The opposition leader, Etienne Tshisekedi, retains the post of Prime Minister to which he was appointed two weeks ago. He said the new government would immediately introduce austerity measures intended to confront the country’s increasingly dire economic crisis.

Last week, in an attempt to secure their loyalty after three weeks of rioting by troops, Mr Mobutu promised soldiers and civil servants 500 per cent pay rises, taking their salaries to the equivalent of £35 a month. To meet the payments the government has to find £70 million.

But according to diplomatic sources, container-loads of bank notes printed in Germany during September disappeared on arrival in Kinshasa, increasing the likelihood that it will be impossible for the government to make the payments.

Inflation has increased to 10,000 per cent, 5,000 per cent up on September’s figure, and a million people in Kinshasa are estimated to be out of work because of destruction caused by the riots. At least 12,000 foreign nationals have left the country in recent weeks after either losing or closing down their businesses.

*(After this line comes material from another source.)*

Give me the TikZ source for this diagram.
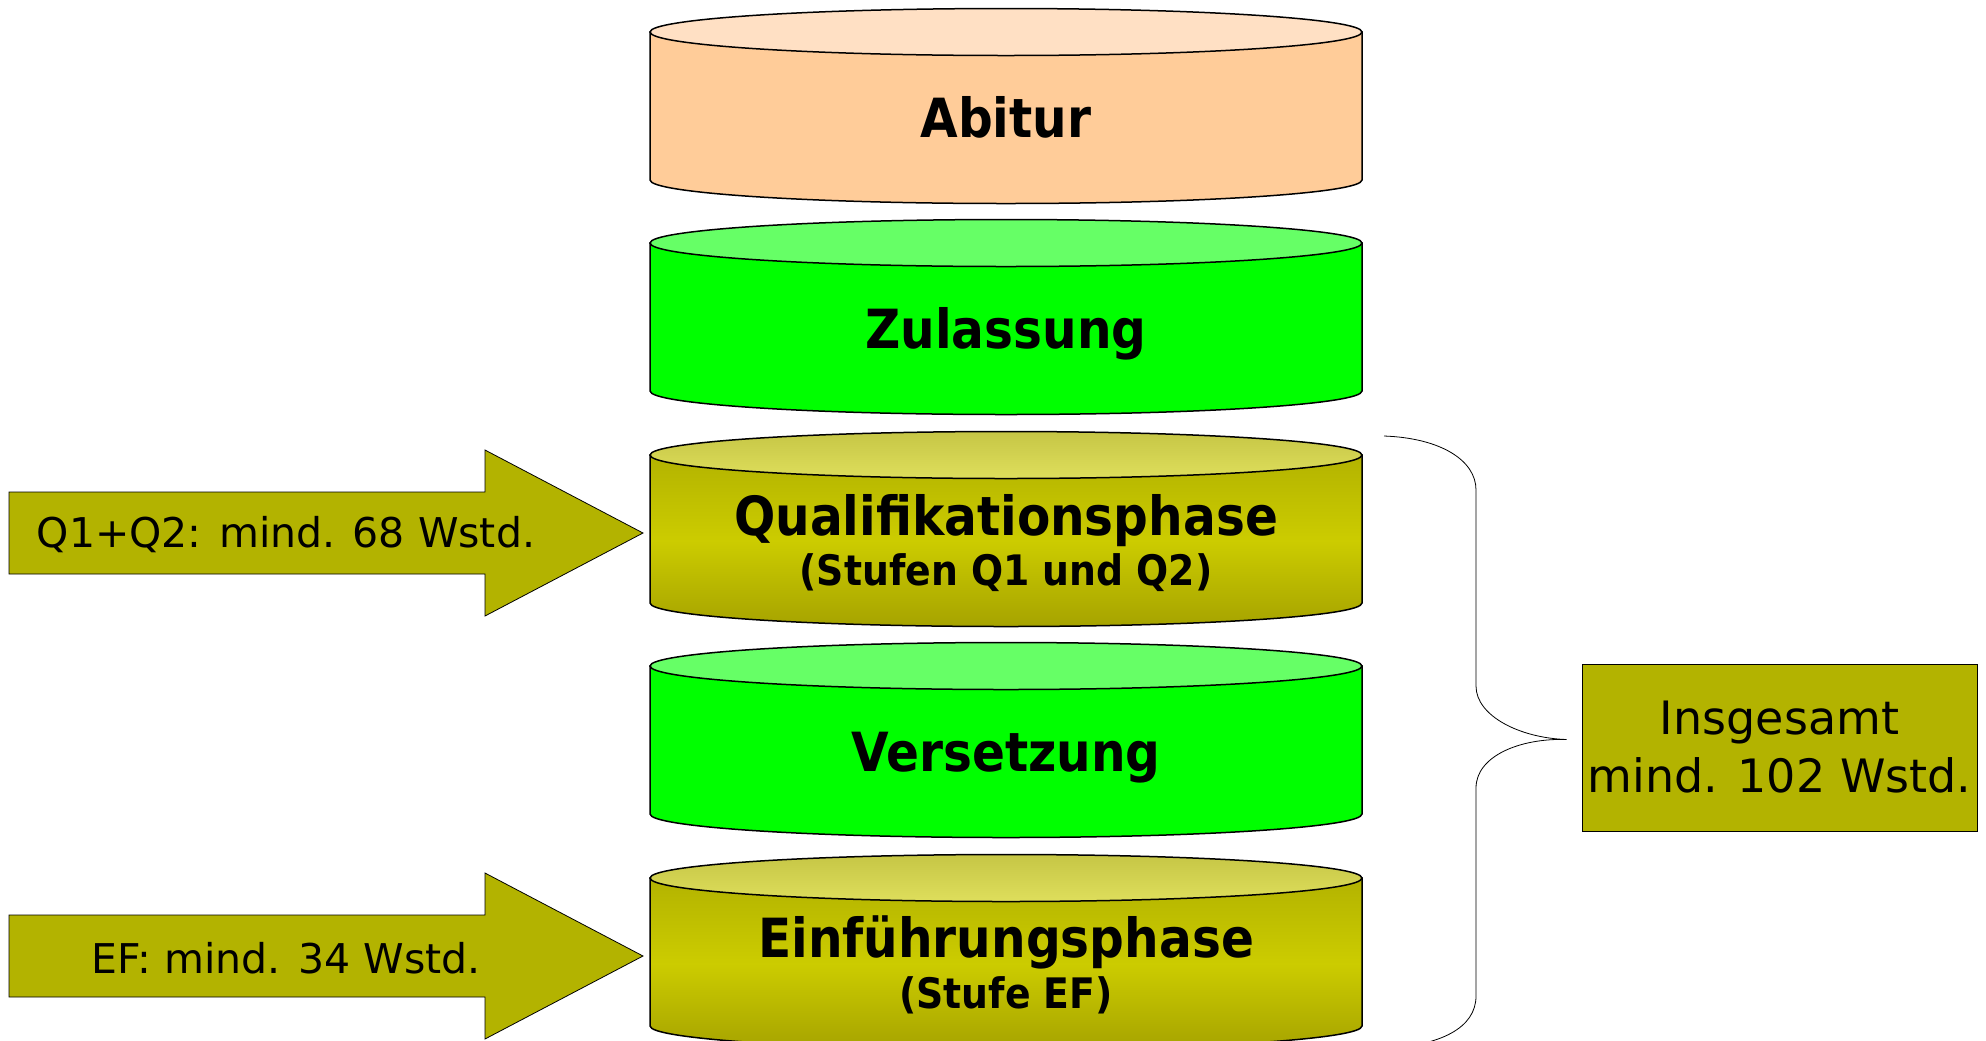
\documentclass[tikz,border=0pt]{standalone}
\usepackage{fontspec}
\setmainfont{DejaVu Sans}
\newfontfamily\drumfont{DejaVu Sans Condensed}
\usetikzlibrary{positioning,calc}

\definecolor{peachbody}{HTML}{FFCC99}
\definecolor{peachtop}{HTML}{FFE0C4}
\definecolor{greenbody}{HTML}{00FF00}
\definecolor{greentop}{HTML}{66FF66}
\definecolor{olivebox}{HTML}{B3B300}
\definecolor{olivedark}{HTML}{A6A300}
\definecolor{olivemid}{HTML}{CCCC00}
\definecolor{olivetop}{HTML}{DEDE5C}
\definecolor{olivetopdark}{HTML}{C6C645}

\tikzset{
  drumtext/.style={anchor=base, font=\drumfont\bfseries\fontsize{27}{30}\selectfont},
  subtext/.style={anchor=base, font=\drumfont\bfseries\fontsize{21}{24}\selectfont},
  feeder/.style={fill=olivebox, draw=black, line width=0.4pt},
  feedtext/.style={font=\fontsize{20.5}{24}\selectfont},
  totalbox/.style={fill=olivebox, draw=black, line width=0.5pt, inner sep=0pt,
    minimum width=197.5pt, minimum height=83.5pt, align=center,
    font=\fontsize{23}{29}\selectfont},
  olivebody/.style={top color=olivebox, bottom color=olivedark, middle color=olivemid},
  olivelid/.style={top color=olivetopdark, bottom color=olivetop},
}

% drum: name, top y, body fill, lid fill, label
\newcommand{\drum}[5]{%
  \path[#3, draw=black, line width=0.75pt] (650,#2) -- (650,#2+148)
    arc[start angle=180, end angle=0, x radius=356, y radius=23.5] -- (1362,#2) -- cycle;
  \draw[#4, line width=0.75pt] (1006,#2) ellipse[x radius=356, y radius=23.5];
  \node[drumtext] (#1) at (1006,#2+105) {#5};
}

\begin{document}
\begin{tikzpicture}[x=0.5pt, y=-0.5pt]
  \useasboundingbox (0,0) rectangle (1986,1040);

  \drum{abitur}{32}{fill=peachbody}{fill=peachtop}{Abitur}
  \drum{zulassung}{243}{fill=greenbody}{fill=greentop}{Zulassung}
  \drum{qphase}{455}{olivebody}{olivelid}{}
  \drum{versetzung}{666}{fill=greenbody}{fill=greentop}{Versetzung}
  \drum{ephase}{878}{olivebody}{olivelid}{}

  % the two phases carry two lines
  \node[drumtext] (qmain) at (1006,535) {Qualifikationsphase};
  \node[subtext] (qsub) at ([yshift=-25pt]qmain.base) {(Stufen Q1 und Q2)};
  \node[drumtext] (emain) at (1006,957) {Einführungsphase};
  \node[subtext] (esub) at ([yshift=-25.5pt]emain.base) {(Stufe EF)};

  % arrows on the left
  \foreach \y/\txt [count=\i] in {533/{Q1+Q2: mind. 68 Wstd.}, 956/{EF: mind. 34 Wstd.}} {
    \draw[feeder] (9,\y-41) -- (485,\y-41) -- (485,\y-83) -- (643,\y)
      -- (485,\y+83) -- (485,\y+41) -- (9,\y+41) -- cycle;
    \node[feedtext] (feed\i) at (286,\y+2) {\txt};
  }

  % total
  \node[totalbox] (total) at (1779.5,747.5) {Insgesamt\\mind. 102 Wstd.};
  \coordinate[left=7.5pt of total.west, yshift=4pt] (tip);
  \coordinate (bracetop) at (1384,436);
  \coordinate (bracebot) at (1384,1048);
  \draw[line width=0.4pt] (bracetop) .. controls (1440,438) and (1476,460) .. (1476,490)
    -- (1476,686) .. controls (1476,716) and (1520,738) .. (tip)
    .. controls (1520,738) and (1476,756) .. (1476,788)
    -- (1476,996) .. controls (1476,1028) and (1440,1046) .. (bracebot);
\end{tikzpicture}
\end{document}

Zaire’s economic crisis has been made worse because the government’s main foreign exchange earner, the state-owned copper mining company Gecamines, has not paid anything into state funds since April 1991because of low profits. Gecamines usually provides the government with up to £60 million in foreign exchange every month, in return for local currency.

In Kinshasa no shops have reopened, and the army barracks have become markets where looted goods are on sale at outrageous prices.

Millions of pounds worth of diamonds from mines in southern Zaire are apparently being hoarded by soldiers who broke into safes, or hauled the safes away in order to steal at leisure.

In the city, only the Spikizi night club is doing a roaring trade. On Saturday the remaining European bureaucrats, whose families have been evacuated, stood shiftily at the bar, hands in pockets, agog at the liberty that the decline of the city, and the country with it, was offering them.

Some French soldiers, breaking an order that they should not be seen away from their billets, took over Kinshasa’s sleaziest bar and brothel at the weekend, hours before they were due to be flown out of Zaire.